The PNP annual national conference last Sunday has launched the election campaign. It is likely to be a long campaign since it is highly unlikely that the prime minister will call the election before the feel-good Olympics and 50th anniversary Independence celebrations, something which four-time former prime minister and former PNP President P.J. Patterson has seized upon. And also allowing maximum time for JDIP to deliver more benefits to more people. Dependence on sports achievements and cultural celebrations for national pride and a sense of accomplishment is worrying, to say the least.

It is likely to be a bitter campaign, as two centrist and highly tribalised political parties fight for a narrow-margin victory. But, thank God, there is little chance of any return to the raw political violence of the long and bitter campaign of 1980. This is in no small part linked to the successes of one of the most important initiatives on which the PNP and the JLP have collaborated, what is now the Electoral Commission of Jamaica.
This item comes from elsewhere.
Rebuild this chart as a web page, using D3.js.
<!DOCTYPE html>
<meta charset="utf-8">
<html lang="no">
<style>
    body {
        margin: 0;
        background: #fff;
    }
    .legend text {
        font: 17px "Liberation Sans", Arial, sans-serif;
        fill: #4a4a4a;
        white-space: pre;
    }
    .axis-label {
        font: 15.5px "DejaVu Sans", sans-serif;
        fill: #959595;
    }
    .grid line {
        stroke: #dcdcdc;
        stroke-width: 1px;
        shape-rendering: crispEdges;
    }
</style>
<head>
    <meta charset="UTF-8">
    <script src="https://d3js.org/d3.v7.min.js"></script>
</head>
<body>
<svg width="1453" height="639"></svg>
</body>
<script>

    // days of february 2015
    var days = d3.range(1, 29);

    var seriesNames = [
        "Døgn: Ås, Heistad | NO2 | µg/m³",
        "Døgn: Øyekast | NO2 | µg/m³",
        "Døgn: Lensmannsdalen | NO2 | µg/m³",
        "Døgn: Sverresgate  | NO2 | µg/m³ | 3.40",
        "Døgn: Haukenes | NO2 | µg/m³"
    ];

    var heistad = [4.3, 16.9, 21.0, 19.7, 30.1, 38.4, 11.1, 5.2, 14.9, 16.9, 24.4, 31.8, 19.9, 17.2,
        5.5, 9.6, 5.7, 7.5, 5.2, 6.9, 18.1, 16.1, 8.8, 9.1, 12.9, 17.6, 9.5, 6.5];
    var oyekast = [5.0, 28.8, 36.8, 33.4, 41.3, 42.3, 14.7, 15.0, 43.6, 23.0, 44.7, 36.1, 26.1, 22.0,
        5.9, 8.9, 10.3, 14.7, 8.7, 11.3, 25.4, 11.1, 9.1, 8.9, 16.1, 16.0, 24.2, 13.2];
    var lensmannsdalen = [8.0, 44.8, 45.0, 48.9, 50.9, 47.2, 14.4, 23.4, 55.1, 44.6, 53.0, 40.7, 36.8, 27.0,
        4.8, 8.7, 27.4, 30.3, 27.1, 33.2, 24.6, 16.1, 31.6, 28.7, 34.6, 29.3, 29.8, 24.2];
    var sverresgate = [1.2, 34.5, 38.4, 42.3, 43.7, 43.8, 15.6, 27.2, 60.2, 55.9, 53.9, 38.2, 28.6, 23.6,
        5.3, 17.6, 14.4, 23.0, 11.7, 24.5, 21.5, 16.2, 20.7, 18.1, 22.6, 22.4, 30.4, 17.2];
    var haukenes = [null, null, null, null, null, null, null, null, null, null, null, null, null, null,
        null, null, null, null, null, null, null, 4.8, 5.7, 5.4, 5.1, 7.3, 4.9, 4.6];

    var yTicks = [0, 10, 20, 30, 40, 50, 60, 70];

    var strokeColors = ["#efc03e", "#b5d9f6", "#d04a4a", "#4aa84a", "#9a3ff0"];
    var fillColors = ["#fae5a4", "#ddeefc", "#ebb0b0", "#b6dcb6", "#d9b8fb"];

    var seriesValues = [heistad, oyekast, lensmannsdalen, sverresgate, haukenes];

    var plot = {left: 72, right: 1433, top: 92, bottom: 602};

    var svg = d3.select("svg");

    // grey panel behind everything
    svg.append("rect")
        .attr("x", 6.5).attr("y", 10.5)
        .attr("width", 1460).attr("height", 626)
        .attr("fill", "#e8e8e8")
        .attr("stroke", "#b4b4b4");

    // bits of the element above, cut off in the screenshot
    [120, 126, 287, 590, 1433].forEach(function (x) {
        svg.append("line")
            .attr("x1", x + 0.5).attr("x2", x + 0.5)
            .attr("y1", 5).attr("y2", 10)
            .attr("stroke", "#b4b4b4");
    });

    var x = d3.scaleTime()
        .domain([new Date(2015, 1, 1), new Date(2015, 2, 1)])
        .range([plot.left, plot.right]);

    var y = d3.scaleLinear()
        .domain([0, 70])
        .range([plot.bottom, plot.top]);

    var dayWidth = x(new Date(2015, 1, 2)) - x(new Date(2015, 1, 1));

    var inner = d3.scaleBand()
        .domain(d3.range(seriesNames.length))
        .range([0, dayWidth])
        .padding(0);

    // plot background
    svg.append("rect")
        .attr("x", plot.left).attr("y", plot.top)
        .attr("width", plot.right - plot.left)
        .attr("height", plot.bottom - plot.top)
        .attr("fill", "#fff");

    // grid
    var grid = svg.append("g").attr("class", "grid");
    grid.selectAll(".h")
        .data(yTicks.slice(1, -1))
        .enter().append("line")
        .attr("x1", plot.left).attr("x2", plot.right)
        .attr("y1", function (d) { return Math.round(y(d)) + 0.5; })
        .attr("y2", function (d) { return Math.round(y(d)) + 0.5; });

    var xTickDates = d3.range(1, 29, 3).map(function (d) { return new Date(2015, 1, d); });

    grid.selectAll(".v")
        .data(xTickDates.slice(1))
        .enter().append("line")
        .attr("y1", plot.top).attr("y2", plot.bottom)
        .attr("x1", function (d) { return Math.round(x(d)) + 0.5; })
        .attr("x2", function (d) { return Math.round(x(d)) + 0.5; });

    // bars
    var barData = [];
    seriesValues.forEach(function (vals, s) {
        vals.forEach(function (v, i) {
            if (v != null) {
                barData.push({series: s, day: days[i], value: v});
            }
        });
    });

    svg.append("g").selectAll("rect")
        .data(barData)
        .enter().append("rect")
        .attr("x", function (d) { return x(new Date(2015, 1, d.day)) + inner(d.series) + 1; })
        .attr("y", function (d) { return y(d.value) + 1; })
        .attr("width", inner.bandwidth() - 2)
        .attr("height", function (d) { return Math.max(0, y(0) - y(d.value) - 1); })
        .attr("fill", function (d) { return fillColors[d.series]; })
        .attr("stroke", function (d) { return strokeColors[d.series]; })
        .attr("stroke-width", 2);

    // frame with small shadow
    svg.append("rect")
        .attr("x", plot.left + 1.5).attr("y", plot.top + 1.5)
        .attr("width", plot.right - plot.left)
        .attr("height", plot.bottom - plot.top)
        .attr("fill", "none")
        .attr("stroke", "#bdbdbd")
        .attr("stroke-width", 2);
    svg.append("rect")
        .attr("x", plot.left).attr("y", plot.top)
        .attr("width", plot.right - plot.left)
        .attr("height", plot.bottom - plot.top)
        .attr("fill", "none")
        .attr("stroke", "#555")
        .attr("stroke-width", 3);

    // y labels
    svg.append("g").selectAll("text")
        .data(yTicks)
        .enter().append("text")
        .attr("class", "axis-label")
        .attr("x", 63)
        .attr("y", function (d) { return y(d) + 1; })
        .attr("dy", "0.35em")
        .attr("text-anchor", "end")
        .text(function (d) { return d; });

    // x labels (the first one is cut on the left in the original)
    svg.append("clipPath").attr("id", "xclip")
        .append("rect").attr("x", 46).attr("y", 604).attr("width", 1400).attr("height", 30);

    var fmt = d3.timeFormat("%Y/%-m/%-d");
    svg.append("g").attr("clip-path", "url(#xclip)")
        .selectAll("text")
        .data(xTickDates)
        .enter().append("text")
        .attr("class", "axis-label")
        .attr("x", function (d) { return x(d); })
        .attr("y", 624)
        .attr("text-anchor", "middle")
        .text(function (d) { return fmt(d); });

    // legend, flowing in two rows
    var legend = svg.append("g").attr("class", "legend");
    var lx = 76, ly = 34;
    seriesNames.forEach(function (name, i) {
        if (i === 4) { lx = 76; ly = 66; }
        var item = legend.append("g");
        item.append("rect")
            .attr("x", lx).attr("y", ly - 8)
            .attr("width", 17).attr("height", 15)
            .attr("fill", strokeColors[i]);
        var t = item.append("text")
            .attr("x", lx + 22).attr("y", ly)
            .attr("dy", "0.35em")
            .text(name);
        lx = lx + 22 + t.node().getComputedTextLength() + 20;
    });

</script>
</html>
The guns and the gangs are still very much there but cannot now deliver political victories.

Despite the broad base of mindless party diehards, Jamaicans are now more politically mature and cynical and wanting rational answers not just empty sloganeering. There have been calls for ongoing debates, unusually loudly from a governing party. Let the debates begin, now that the campaign has been launched. We need more reasoned assessments and counterassessments of the performance of the JLP and the PNP in government like that from a self-described non-tribal Jamaican which Kevin O'Brien Chang ran in his column last Sunday.

Role of non-tribalists

Non-tribalists can and should control the outcome of the election. The PNP, as Opposition, must be squeezed hard to pinpoint what the Government is doing wrong and badly and how it proposes to do better, and must have its recent 18-year track record intensely scrutinised. The Government formed by the JLP must be called upon to account for its stewardship around clear specifics of governance, and its proposals for continuation intensely scrutinised for practicality and feasibility.

But at the end of the day, it is not which of two market-oriented, middle-of-the-road parties form the government, nor the personal competence for governance of their respective leaders that will matter most. What will matter most is the capacity of the parties to reduce tribalism and to collaborate on the critical issues which have compromised the nation's development and which are determining its future.